まずは「サン・ジョルディの日」が「本の日」でもある理由についてお話しましょう。
スペインのカタルーニャ地方には、サン・ジョルディがドラゴンを退治した時、ドラゴンの血が地面に流れ、そこに美しい赤いバラが咲いたという伝説が残されています。そこで中世以来、サン・ジョルディの日はバラと結び付けられるようになりました。
さらに彼が殉教した4月23日は、『ドン・キホーテ』の作者セルバンテスの命日でもあることから、本とバラという組み合わせが誕生し、サン・ジョルディの日は「本の日」と呼ばれるようにもなったのです。

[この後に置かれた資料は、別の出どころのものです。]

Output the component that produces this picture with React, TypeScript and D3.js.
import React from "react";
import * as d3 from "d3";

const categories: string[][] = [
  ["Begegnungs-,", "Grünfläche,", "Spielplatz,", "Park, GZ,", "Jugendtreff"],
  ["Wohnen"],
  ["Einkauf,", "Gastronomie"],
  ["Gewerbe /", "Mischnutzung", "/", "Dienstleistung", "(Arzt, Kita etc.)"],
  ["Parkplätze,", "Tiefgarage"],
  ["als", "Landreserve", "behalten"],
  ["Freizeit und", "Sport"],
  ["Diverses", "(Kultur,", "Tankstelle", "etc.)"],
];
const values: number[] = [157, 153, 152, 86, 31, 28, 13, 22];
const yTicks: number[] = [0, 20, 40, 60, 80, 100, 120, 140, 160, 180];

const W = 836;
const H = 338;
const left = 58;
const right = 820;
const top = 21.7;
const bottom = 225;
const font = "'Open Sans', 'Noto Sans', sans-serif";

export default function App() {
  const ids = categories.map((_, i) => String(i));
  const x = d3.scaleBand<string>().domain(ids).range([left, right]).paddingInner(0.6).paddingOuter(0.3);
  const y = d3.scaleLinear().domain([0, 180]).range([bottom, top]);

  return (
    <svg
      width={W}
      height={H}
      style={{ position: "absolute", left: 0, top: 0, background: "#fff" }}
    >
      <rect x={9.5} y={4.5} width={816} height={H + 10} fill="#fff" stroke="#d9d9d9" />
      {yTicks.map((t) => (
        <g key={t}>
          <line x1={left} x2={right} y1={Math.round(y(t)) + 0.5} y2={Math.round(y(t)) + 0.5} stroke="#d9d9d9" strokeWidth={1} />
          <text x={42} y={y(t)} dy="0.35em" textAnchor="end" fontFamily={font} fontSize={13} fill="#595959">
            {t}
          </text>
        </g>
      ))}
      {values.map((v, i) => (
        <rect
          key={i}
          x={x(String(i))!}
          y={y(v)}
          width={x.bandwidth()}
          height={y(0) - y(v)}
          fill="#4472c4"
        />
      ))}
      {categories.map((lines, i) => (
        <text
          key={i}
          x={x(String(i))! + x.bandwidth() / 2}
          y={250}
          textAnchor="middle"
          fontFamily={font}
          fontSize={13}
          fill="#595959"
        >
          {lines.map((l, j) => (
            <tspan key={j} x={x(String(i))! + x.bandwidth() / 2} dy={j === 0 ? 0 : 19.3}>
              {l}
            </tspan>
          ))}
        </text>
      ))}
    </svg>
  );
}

サン・ジョルディの日、カタルーニャやバルセロナの町には本やバラの市が立ち、人々は友人や親子など親しい者同士で本やバラを贈り合います。
またこの日はユネスコ(国際連合教育科学文化機関)の「世界・本と著作権の日」にも制定されており、各地で本や読書に関するイベントが開催されています。
サン・ジョルディのドラゴン退治
それではサン・ジョルディがドラゴンを退治したお話をご紹介しましょう。アフリカ中北部のリビアにあるシレナという町では、近くの湖に住む悪龍が町の城壁までやって来て毒気を吐きかけるようになり、町に疫病が蔓延するなど人々を困らせていました。
住民たちは毎日羊を2頭ずつ与えてドラゴンの怒りをなだめようとしますが、そのうちに羊の数が足りなくなってきてしまいます。そこで町の人たちはしかたなく、毎日羊1頭と若者1人をドラゴンに与えることに決めました。ところが町の若者の数にも限りがあるため、とうとう王のひとり娘を残して、若者は誰もいなくなってしまいます。

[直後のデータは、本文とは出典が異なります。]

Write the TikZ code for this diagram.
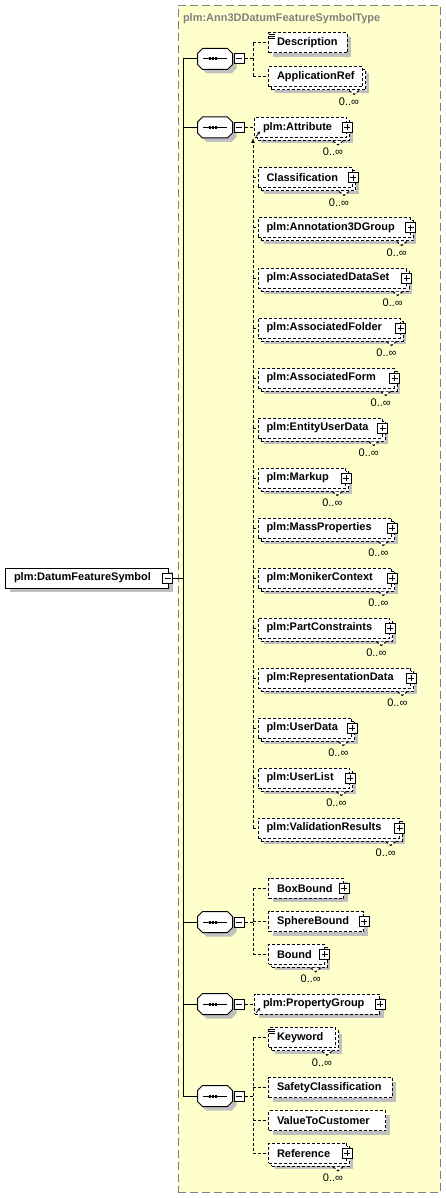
\documentclass[tikz,border=0pt]{standalone}
\usepackage{fontspec}
\setmainfont{Liberation Sans}
\usetikzlibrary{arrows.meta,positioning,shadows}
\definecolor{ctbg}{RGB}{255,255,204}
\definecolor{ctline}{RGB}{128,128,128}
\definecolor{shade}{RGB}{192,192,192}
\newcommand{\lblsize}{\fontsize{11}{13}\selectfont}

\begin{document}
\begin{tikzpicture}[x=1pt,y=-1pt,line width=1pt,
  conn/.style={dash pattern=on 3pt off 2pt},
  shd/.style={general shadow={shadow xshift=4pt,shadow yshift=-4pt,fill=shade}},
  el/.style={draw,fill=white,conn,shd,anchor=west,align=left,minimum height=20pt,
    inner xsep=8.5pt,inner ysep=0pt,font=\lblsize\bfseries},
  multi/.style={general shadow={shadow xshift=6pt,shadow yshift=-6pt,fill=shade},
    general shadow={shadow xshift=3pt,shadow yshift=-3pt,fill=white,draw}},
  seq/.style={minimum width=34pt,minimum height=20pt,inner sep=0pt},
  oct/.style={draw,fill=white,shd},
  tog/.style={draw,fill=white,solid,minimum size=10pt,inner sep=0pt},
  minus/.style={tog,path picture={
    \draw ([xshift=2pt]path picture bounding box.west) -- ([xshift=-2pt]path picture bounding box.east);}},
  plus/.style={tog,path picture={
    \draw ([xshift=2pt]path picture bounding box.west) -- ([xshift=-2pt]path picture bounding box.east);
    \draw ([yshift=-2pt]path picture bounding box.north) -- ([yshift=2pt]path picture bounding box.south);}},
  mult/.style={font=\lblsize,inner sep=0pt}]
  \useasboundingbox (0,0) rectangle (446,1198);

  % complex type area
  \node[draw=ctline,fill=ctbg,dash pattern=on 8pt off 4pt,anchor=north west,inner sep=0pt,
    minimum width=262.5pt,minimum height=1187pt] (ctype) at (177.5,5) {};
  \node[font=\lblsize\bfseries,text=ctline,anchor=west,inner sep=0pt] (ttl) at (182.5,19)
    {plm:Ann3DDatumFeatureSymbolType};

  % root element
  \node[el,solid,text width=146.3pt] (root) at (5,578) {plm:DatumFeatureSymbol};
  \node[minus] (roottg) at ([xshift=-1.5pt]root.east) {};

  % sequences
  \foreach \s/\y in {sqa/59,sqb/127.5,sqc/922,sqd/1004,sqe/1096} {
    \node[seq] (\s) at (215,\y) {};
    \draw[oct] ([xshift=5pt]\s.north west) -- ([xshift=-5pt]\s.north east)
      -- ([yshift=-5pt]\s.north east) -- ([yshift=5pt]\s.south east)
      -- ([xshift=-5pt]\s.south east) -- ([xshift=5pt]\s.south west)
      -- ([yshift=5pt]\s.south west) -- ([yshift=-5pt]\s.north west) -- cycle;
    \node[minus,right=1pt of \s] (\s-t) {};
    \draw (\s.center) +(-12,0) -- +(12,0);
    \foreach \d in {-5.5,-2.5,0.5}
      \fill ([xshift=\d pt]\s.center) +(-1,-1.5) rectangle +(1,1.5);
  }
  \coordinate (trunk) at (183,0);
  \coordinate (ga) at (253,0);
  \draw (roottg.east) -- (roottg.east -| trunk);
  \draw (sqa.west -| trunk) -- (sqe.west -| trunk);
  \foreach \s in {sqa,sqb,sqc,sqd,sqe}
    \draw (\s.west -| trunk) -- (\s.west);

  % first sequence
  \node[el,text width=61.7pt] (desc) at (268,43) {Description};
  \node[el,multi,text width=77pt] (appref) at (268,77) {ApplicationRef};

  % second sequence, with substitution group
  \node[el,multi,text width=75pt] (attr) at (254,127.5) {plm:Attribute};
  \foreach \n/\t/\w [count=\i from 0] in {cls/Classification/77.5,
      ann/plm:Annotation3DGroup/135.2,ads/plm:AssociatedDataSet/131.2,
      afo/plm:AssociatedFolder/125,afm/plm:AssociatedForm/119.2,
      eud/plm:EntityUserData/107.2,mku/plm:Markup/70.8,
      mpr/plm:MassProperties/116.8,mcx/plm:MonikerContext/116.8,
      pcs/plm:PartConstraints/114.8,rpd/plm:RepresentationData/135.8,
      usd/plm:UserData/76.8,usl/plm:UserList/74.8,vld/plm:ValidationResults/124.2}
    \node[el,multi,text width=\w pt] (\n) at (257.5,{178+50*\i}) {\t};

  % third sequence
  \node[el,text width=58.3pt] (boxb) at (268,888.3) {BoxBound};
  \node[el,text width=78.3pt] (sphb) at (268,921.7) {SphereBound};
  \node[el,multi,text width=38.7pt] (bound) at (268,954.3) {Bound};

  % fourth sequence
  \node[el,text width=108.3pt] (pgroup) at (254,1004) {plm:PropertyGroup};

  % fifth sequence
  \node[el,multi,text width=50pt] (keyw) at (268,1037.7) {Keyword};
  \node[el,text width=106.7pt] (safe) at (268,1087.7) {SafetyClassification};
  \node[el,text width=100pt] (vtc) at (268,1120.7) {ValueToCustomer};
  \node[el,multi,text width=61pt] (refer) at (268,1153.3) {Reference};

  % connectors
  \draw[conn] (sqa-t.east) -- (sqa-t.east -| ga);
  \draw[conn] (desc.west -| ga) -- (appref.west -| ga);
  \draw[conn] (sqb-t.east) -- (attr.west);
  \draw[conn,-{Latex[length=5pt,width=4pt]}] (vld.west -| ga) -- (attr.south -| ga);
  \draw[conn] (sqc-t.east) -- (sqc-t.east -| ga);
  \draw[conn] (boxb.west -| ga) -- (bound.west -| ga);
  \draw[conn] (sqd-t.east) -- (pgroup.west);
  \draw[conn] (sqe-t.east) -- (sqe-t.east -| ga);
  \draw[conn] (keyw.west -| ga) -- (refer.west -| ga);
  \foreach \n in {desc,appref,cls,ann,ads,afo,afm,eud,mku,mpr,mcx,pcs,rpd,usd,usl,vld,
      boxb,sphb,bound,keyw,safe,vtc,refer}
    \draw[conn] (\n.west -| ga) -- (\n.west);

  % expand boxes, occurrence marks and icons
  \foreach \n in {attr,cls,ann,ads,afo,afm,eud,mku,mpr,mcx,pcs,rpd,usd,usl,vld,
      boxb,sphb,bound,pgroup,refer}
    \node[plus] (\n-t) at (\n.east) {};
  \foreach \n in {appref,attr,cls,ann,ads,afo,afm,eud,mku,mpr,mcx,pcs,rpd,usd,usl,vld,
      bound,keyw,refer} {
    \draw[conn,fill=white] ([xshift=-14pt,yshift=-3pt]\n.south east) -- ++(5,4) -- ++(5,-4);
    \node[mult] (\n-m) at ([xshift=-14pt,yshift=-14pt]\n.south east) {0..∞};
  }
  \foreach \n in {desc,keyw}
    \foreach \k in {2,4,6}
      \draw[line width=0.8pt] ([xshift=1pt,yshift=-\k pt]\n.north west) -- ++(6,0);
  \foreach \n in {attr,pgroup}
    \draw[line width=0.8pt,-{Stealth[length=3pt,width=3pt]}]
      ([xshift=2pt,yshift=1.5pt]\n.south west) -- ++(4,-5);
\end{tikzpicture}
\end{document}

娘を深く愛する王は嘆き悲しみ、娘をドラゴンにやらないでほしいと懇願しましたが、住民たちはこれを許しません。王はしかたなく、娘をドラゴンの住む湖のほとりへと連れ出しました。
王が去り、王女が泣きながら運命の時を待っていると、ひとりの騎士が馬に乗って通りかかります。彼こそがサン・ジョルディでした。

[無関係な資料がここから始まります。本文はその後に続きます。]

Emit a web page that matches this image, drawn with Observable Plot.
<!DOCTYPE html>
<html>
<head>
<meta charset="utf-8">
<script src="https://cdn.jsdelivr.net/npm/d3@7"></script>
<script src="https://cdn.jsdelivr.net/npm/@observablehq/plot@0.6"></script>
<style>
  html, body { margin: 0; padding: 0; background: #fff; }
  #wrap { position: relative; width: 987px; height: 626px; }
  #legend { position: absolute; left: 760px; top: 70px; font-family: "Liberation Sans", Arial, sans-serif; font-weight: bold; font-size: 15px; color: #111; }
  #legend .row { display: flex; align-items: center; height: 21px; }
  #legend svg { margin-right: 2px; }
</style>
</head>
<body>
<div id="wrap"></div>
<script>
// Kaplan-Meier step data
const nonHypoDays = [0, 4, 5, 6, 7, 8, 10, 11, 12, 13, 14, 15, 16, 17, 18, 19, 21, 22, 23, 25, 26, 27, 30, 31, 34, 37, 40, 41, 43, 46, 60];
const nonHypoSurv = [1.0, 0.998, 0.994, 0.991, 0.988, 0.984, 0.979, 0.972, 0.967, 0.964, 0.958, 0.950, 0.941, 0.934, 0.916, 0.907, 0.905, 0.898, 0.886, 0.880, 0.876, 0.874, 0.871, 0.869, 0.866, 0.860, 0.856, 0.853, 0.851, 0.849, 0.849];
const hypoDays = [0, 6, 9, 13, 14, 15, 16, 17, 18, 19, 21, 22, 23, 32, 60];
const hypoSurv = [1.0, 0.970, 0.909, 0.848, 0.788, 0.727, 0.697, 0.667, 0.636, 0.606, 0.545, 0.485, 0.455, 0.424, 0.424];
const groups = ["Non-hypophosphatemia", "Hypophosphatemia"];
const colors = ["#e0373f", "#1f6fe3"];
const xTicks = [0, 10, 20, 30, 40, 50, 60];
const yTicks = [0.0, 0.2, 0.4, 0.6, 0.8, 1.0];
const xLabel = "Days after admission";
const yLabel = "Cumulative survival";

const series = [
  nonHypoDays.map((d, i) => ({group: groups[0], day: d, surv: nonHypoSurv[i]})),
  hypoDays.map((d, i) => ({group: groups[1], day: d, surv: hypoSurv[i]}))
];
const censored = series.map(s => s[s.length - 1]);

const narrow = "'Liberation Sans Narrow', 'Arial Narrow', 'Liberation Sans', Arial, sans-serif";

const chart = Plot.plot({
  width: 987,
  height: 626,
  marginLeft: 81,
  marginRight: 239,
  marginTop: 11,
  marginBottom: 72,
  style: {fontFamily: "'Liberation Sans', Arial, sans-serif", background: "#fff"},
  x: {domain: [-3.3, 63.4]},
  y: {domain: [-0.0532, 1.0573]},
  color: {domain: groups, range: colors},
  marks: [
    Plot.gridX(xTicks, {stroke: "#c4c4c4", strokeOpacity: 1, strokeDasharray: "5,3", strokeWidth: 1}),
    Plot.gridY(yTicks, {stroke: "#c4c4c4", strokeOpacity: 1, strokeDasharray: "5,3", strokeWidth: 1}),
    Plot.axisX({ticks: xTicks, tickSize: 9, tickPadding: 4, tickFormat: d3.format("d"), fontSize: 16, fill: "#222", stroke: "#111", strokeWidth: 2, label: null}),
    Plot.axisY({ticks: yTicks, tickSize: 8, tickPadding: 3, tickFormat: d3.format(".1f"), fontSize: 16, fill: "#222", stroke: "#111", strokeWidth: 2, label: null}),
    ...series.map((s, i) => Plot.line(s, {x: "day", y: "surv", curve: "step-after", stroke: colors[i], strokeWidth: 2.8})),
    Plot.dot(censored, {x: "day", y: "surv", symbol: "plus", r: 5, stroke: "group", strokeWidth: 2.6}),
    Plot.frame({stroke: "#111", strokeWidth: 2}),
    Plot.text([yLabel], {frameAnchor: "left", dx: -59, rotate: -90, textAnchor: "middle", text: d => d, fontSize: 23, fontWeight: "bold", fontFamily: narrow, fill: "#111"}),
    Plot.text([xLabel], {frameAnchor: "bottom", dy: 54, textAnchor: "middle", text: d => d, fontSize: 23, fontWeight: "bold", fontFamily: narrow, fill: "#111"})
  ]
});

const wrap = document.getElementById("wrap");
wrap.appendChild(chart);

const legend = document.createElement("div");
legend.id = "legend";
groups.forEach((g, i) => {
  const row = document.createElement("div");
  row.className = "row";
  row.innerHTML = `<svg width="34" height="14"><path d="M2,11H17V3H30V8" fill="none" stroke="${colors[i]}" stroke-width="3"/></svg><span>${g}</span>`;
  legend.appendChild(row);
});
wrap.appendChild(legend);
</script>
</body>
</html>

「こんな場所でどうしたのですか?」と尋ねるサン・ジョルディに、王女は事情を説明し、「巻き添えにならないうちに早く逃げてください」と伝えます。
ところがふたりが話しているうちに、ドラゴンが岸辺へとやって来てしまいました。王女は震えながら叫び声をあげます。サン・ジョルディは馬にまたがると胸元で十字を切り、ドラゴンめがけて突進していきました。彼が神の加護を願いながら長槍を振り回し、ドラゴンの胸倉に突き立てると、ドラゴンは轟音を立てて倒れました。
王女は腰帯を解くと、おそるおそるドラゴンの首に巻きつけます。すると、町の誰もが恐れたドラゴンはすっかり大人しくなり、まるで子犬のように王女に従いました。こうしてサン・ジョルディと王女はドラゴンを従え町へと戻ったのです。
「主なる神はあなたがたをドラゴンから救うために、わたしをおつかわしになったのです」
王と町の人々の前で、サン・ジョルディは語ります。「だから、キリスト教の洗礼を受けなさい。そうすればわたしはこのドラゴンを殺しましょう」
娘の生還を喜び、王は真っ先に洗礼を受けました。すべての住人もこれにならい洗礼を受けます。サン・ジョルディは約束どおりドラゴンを殺すと、お礼として差し出された財宝は受け取らず、貧しい人々に分配させました。そうして別れの挨拶をすると、馬に乗って立ち去っていったということです。
サン・ジョルディは亡くなった後、6世紀頃からヨーロッパで広く信仰されるようになりました。特に11世紀以降の十字軍遠征時代になると、十字軍の戦士たちから守護聖人としてあつく崇拝されたといわれています。
やがて騎士の時代が終わると、彼の名前がギリシア語で「耕す者」という意味であることから、今度は農民たちに信仰されるようになりました。時代が移り現代では「本の日」を象徴する聖人として、世界中の人々から親しまれています。